Inklusion ist seit 2008 ein Menschenrecht, das in der Behindertenrechtskonvention der Vereinten Nationen festgeschrieben ist. Auch Deutschland hat diese Vereinbarung unterzeichnet und damit für sich verbindlich anerkannt. Mit der Umsetzung der Inklusion stehen wir freilich noch am Anfang eines langen Prozesses.

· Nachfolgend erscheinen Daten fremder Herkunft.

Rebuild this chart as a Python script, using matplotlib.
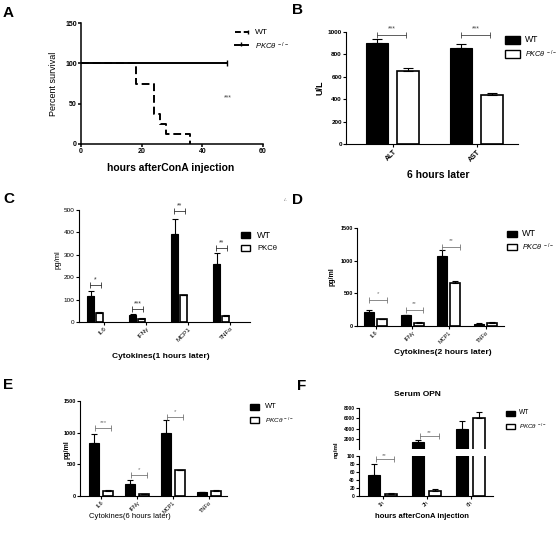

In Deutschland ist Inklusion bislang vor allem in der Schule ein Thema. Das Modell der „inklusiven Schule“ beschreibt eine Schule, die sowohl behinderten als auch nicht behinderten Schülerinnen und Schülern einen gemeinsamen Unterricht in derselben Klasse ermöglicht. Aufgabe des Bildungssystems ist es, einzelne Lernende besonders zu unterstützen und zu fördern, indem es spezielle Mittel und Methoden bereitstellt. Nicht das Individuum muss sich also an ein bestimmtes System anpassen, sondern das System muss umgekehrt die Bedürfnisse aller Lernenden berücksichtigen und sich gegebenenfalls anpassen.